My first reaction was how much of a control-oriented this racket was. I was taking full, confident swings and the ball was staying well within the baseline. Despite the frame’s hefty 11.8 ounces, it was easy to maneuver, whether defending high deep balls or returning flat, powerful serves. More than anything, I really enjoyed how the ball stuck to the string bed for just a fraction of a second -- only adding to the racket’s already surprising comfort.
That said, like most of the rackets I have play-tested, I strung the Extreme Pro with Gamma io18 poly strings, which I find ratchet up spin and produce a lively response. I hit for 90 minutes or so, and my initial fear was that even after a surprisingly good feel in the beginning, the overall weight and bulk would eventually wear me down. But that wasn’t the case. I was able to wield this frame with the same speed and agility as a typical 18- to 21-inch beam.

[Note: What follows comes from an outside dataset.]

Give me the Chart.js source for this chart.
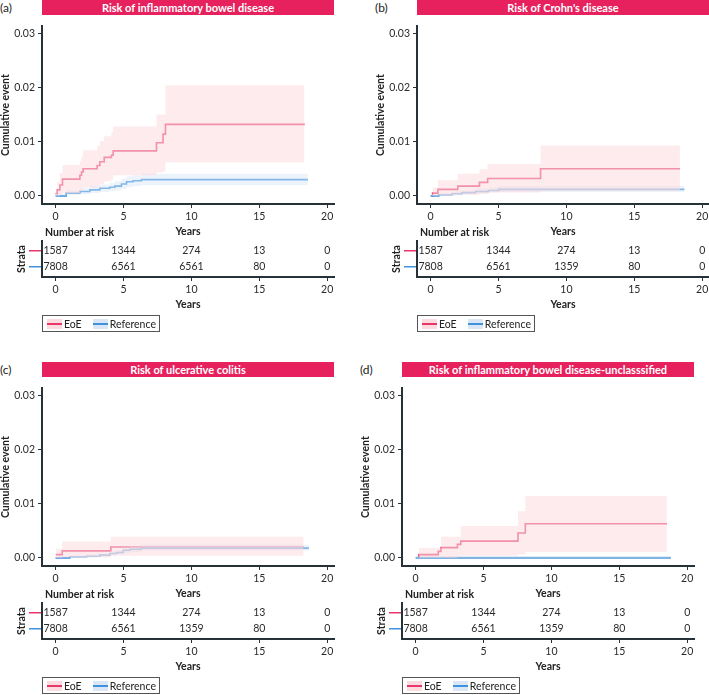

More so, the overall stability was perhaps the best of any new frame I have used this season, especially on off-center hits. Earlier this season, I tested the Prince Warrior 100 Pro (which is in the same tweener category as the Extreme Pro), and while I was a big fan of the feel, the racket lost a lot of its vitality if you made contact outside the sweetspot. This wasn’t the case at all with the Extreme Pro. Some might even call it … rock solid.
It goes without saying that hitting serving bombs came with relative ease. As a matter of fact, the overall mass of the racket pretty much did all the work. But here’s where I will contradict myself, just a little. Although the width of the frame did not bother me at groundstrokes at all, I did have a hard time coming over the ball to hit kickers. Or at least it wasn’t natural. But once I figured out how to let the racket do most of the work, the spin and kick took off.
Loved sticking volleys. With a stiffness just south of 70, I found it almost seamless to hit touch volleys as well as put away higher floaters.
Overall, I would chalk this racket up to one of the biggest surprises of 2014. I was and still am a big, big fan of the Head Graphene Radical Pro, which has specs right in my wheelhouse. But I actually preferred the feel off the Extreme Pro, and generating spin was significantly more effortless.
So, tennis gear heads, don’t judge this racket too harshly until you give it a whirl -- unless, of course, you’re not interested in building a more potent yet controlled game.